[Exercise goal]: Repeat every line of the data exactly, but not the pictures.

[Supplied material]:

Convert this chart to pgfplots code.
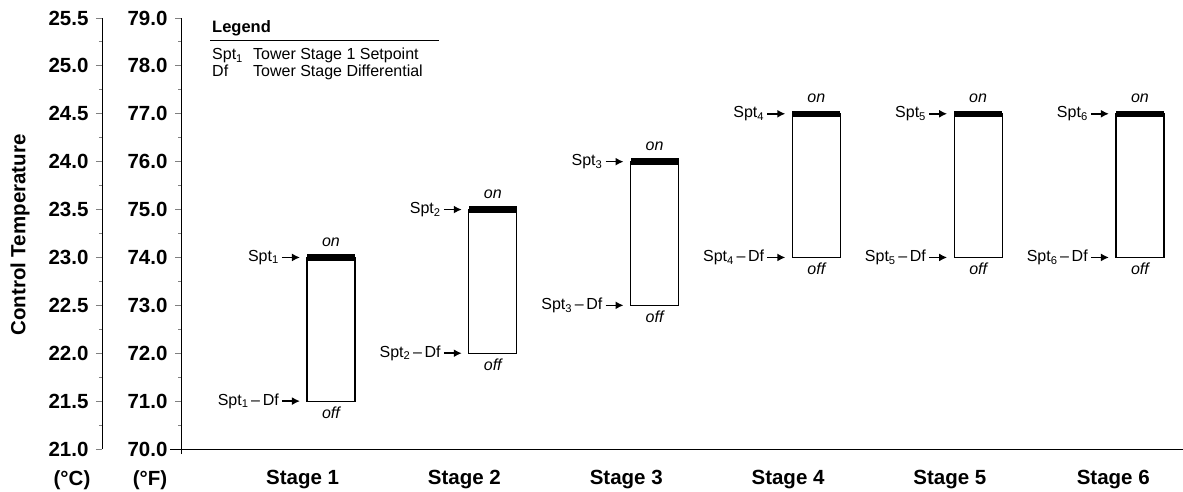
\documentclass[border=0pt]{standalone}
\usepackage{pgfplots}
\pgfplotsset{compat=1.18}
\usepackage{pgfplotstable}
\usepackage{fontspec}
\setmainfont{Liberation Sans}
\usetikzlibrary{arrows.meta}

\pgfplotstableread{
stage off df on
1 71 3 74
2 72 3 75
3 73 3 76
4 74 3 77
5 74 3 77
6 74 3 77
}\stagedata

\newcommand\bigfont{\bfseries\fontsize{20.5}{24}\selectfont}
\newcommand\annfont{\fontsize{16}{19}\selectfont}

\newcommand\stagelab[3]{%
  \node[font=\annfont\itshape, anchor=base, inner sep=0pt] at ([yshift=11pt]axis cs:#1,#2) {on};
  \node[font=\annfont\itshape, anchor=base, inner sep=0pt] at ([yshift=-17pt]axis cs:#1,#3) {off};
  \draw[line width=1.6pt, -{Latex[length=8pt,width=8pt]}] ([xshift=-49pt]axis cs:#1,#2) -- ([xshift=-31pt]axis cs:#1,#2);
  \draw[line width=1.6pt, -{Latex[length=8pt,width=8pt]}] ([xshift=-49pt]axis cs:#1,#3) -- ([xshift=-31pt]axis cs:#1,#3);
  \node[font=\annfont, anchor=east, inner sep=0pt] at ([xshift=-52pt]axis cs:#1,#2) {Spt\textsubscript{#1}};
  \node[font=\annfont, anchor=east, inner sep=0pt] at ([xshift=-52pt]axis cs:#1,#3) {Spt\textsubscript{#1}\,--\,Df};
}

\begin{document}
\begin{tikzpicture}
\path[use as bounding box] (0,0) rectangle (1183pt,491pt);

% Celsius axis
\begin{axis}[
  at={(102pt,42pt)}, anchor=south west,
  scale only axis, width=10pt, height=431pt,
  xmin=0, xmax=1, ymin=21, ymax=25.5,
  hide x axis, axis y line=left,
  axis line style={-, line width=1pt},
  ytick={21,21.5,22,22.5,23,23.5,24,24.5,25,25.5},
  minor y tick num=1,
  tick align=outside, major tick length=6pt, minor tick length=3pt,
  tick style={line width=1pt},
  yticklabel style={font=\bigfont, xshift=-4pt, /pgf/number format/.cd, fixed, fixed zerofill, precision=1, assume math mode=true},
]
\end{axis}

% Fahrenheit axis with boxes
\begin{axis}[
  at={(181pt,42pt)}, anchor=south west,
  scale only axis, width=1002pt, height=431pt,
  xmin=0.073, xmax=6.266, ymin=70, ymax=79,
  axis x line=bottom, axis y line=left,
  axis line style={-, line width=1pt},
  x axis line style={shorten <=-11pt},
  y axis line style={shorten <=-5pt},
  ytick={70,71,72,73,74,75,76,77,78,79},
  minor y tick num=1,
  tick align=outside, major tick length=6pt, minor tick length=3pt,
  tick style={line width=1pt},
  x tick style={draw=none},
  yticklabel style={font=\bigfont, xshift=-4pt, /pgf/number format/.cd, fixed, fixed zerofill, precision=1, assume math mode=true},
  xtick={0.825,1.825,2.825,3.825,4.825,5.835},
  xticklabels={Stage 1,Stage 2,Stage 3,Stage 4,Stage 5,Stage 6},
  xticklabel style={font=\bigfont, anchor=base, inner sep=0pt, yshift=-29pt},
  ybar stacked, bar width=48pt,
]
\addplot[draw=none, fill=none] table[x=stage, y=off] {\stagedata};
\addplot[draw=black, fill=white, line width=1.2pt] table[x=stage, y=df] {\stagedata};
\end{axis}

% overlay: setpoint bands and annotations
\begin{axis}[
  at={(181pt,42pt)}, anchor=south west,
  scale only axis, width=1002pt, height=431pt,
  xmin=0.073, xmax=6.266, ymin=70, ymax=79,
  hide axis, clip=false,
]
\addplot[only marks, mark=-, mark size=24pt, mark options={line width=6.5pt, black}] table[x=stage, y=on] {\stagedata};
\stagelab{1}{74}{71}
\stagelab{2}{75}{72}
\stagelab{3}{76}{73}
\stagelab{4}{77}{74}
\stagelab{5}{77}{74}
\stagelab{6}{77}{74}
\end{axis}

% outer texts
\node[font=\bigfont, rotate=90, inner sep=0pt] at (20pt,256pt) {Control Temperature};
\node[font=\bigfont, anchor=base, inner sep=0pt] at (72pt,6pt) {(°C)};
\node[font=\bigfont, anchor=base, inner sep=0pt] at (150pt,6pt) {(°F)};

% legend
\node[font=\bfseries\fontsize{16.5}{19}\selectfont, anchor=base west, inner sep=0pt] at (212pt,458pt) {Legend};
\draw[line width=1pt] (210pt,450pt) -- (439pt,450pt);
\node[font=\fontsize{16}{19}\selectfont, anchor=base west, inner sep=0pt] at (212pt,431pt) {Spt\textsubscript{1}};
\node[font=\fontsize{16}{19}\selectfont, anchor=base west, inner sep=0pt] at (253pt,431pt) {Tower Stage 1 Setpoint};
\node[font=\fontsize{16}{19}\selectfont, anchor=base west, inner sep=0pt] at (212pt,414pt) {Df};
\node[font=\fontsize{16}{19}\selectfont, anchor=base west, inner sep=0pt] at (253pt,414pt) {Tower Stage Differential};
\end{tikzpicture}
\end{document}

[Full output]:
Convert this chart to pgfplots code.
\documentclass[border=0pt]{standalone}
\usepackage{pgfplots}
\pgfplotsset{compat=1.18}
\usepackage{pgfplotstable}
\usepackage{fontspec}
\setmainfont{Liberation Sans}
\usetikzlibrary{arrows.meta}

\pgfplotstableread{
stage off df on
1 71 3 74
2 72 3 75
3 73 3 76
4 74 3 77
5 74 3 77
6 74 3 77
}\stagedata

\newcommand\bigfont{\bfseries\fontsize{20.5}{24}\selectfont}
\newcommand\annfont{\fontsize{16}{19}\selectfont}

\newcommand\stagelab[3]{%
  \node[font=\annfont\itshape, anchor=base, inner sep=0pt] at ([yshift=11pt]axis cs:#1,#2) {on};
  \node[font=\annfont\itshape, anchor=base, inner sep=0pt] at ([yshift=-17pt]axis cs:#1,#3) {off};
  \draw[line width=1.6pt, -{Latex[length=8pt,width=8pt]}] ([xshift=-49pt]axis cs:#1,#2) -- ([xshift=-31pt]axis cs:#1,#2);
  \draw[line width=1.6pt, -{Latex[length=8pt,width=8pt]}] ([xshift=-49pt]axis cs:#1,#3) -- ([xshift=-31pt]axis cs:#1,#3);
  \node[font=\annfont, anchor=east, inner sep=0pt] at ([xshift=-52pt]axis cs:#1,#2) {Spt\textsubscript{#1}};
  \node[font=\annfont, anchor=east, inner sep=0pt] at ([xshift=-52pt]axis cs:#1,#3) {Spt\textsubscript{#1}\,--\,Df};
}

\begin{document}
\begin{tikzpicture}
\path[use as bounding box] (0,0) rectangle (1183pt,491pt);

% Celsius axis
\begin{axis}[
  at={(102pt,42pt)}, anchor=south west,
  scale only axis, width=10pt, height=431pt,
  xmin=0, xmax=1, ymin=21, ymax=25.5,
  hide x axis, axis y line=left,
  axis line style={-, line width=1pt},
  ytick={21,21.5,22,22.5,23,23.5,24,24.5,25,25.5},
  minor y tick num=1,
  tick align=outside, major tick length=6pt, minor tick length=3pt,
  tick style={line width=1pt},
  yticklabel style={font=\bigfont, xshift=-4pt, /pgf/number format/.cd, fixed, fixed zerofill, precision=1, assume math mode=true},
]
\end{axis}

% Fahrenheit axis with boxes
\begin{axis}[
  at={(181pt,42pt)}, anchor=south west,
  scale only axis, width=1002pt, height=431pt,
  xmin=0.073, xmax=6.266, ymin=70, ymax=79,
  axis x line=bottom, axis y line=left,
  axis line style={-, line width=1pt},
  x axis line style={shorten <=-11pt},
  y axis line style={shorten <=-5pt},
  ytick={70,71,72,73,74,75,76,77,78,79},
  minor y tick num=1,
  tick align=outside, major tick length=6pt, minor tick length=3pt,
  tick style={line width=1pt},
  x tick style={draw=none},
  yticklabel style={font=\bigfont, xshift=-4pt, /pgf/number format/.cd, fixed, fixed zerofill, precision=1, assume math mode=true},
  xtick={0.825,1.825,2.825,3.825,4.825,5.835},
  xticklabels={Stage 1,Stage 2,Stage 3,Stage 4,Stage 5,Stage 6},
  xticklabel style={font=\bigfont, anchor=base, inner sep=0pt, yshift=-29pt},
  ybar stacked, bar width=48pt,
]
\addplot[draw=none, fill=none] table[x=stage, y=off] {\stagedata};
\addplot[draw=black, fill=white, line width=1.2pt] table[x=stage, y=df] {\stagedata};
\end{axis}

% overlay: setpoint bands and annotations
\begin{axis}[
  at={(181pt,42pt)}, anchor=south west,
  scale only axis, width=1002pt, height=431pt,
  xmin=0.073, xmax=6.266, ymin=70, ymax=79,
  hide axis, clip=false,
]
\addplot[only marks, mark=-, mark size=24pt, mark options={line width=6.5pt, black}] table[x=stage, y=on] {\stagedata};
\stagelab{1}{74}{71}
\stagelab{2}{75}{72}
\stagelab{3}{76}{73}
\stagelab{4}{77}{74}
\stagelab{5}{77}{74}
\stagelab{6}{77}{74}
\end{axis}

% outer texts
\node[font=\bigfont, rotate=90, inner sep=0pt] at (20pt,256pt) {Control Temperature};
\node[font=\bigfont, anchor=base, inner sep=0pt] at (72pt,6pt) {(°C)};
\node[font=\bigfont, anchor=base, inner sep=0pt] at (150pt,6pt) {(°F)};

% legend
\node[font=\bfseries\fontsize{16.5}{19}\selectfont, anchor=base west, inner sep=0pt] at (212pt,458pt) {Legend};
\draw[line width=1pt] (210pt,450pt) -- (439pt,450pt);
\node[font=\fontsize{16}{19}\selectfont, anchor=base west, inner sep=0pt] at (212pt,431pt) {Spt\textsubscript{1}};
\node[font=\fontsize{16}{19}\selectfont, anchor=base west, inner sep=0pt] at (253pt,431pt) {Tower Stage 1 Setpoint};
\node[font=\fontsize{16}{19}\selectfont, anchor=base west, inner sep=0pt] at (212pt,414pt) {Df};
\node[font=\fontsize{16}{19}\selectfont, anchor=base west, inner sep=0pt] at (253pt,414pt) {Tower Stage Differential};
\end{tikzpicture}
\end{document}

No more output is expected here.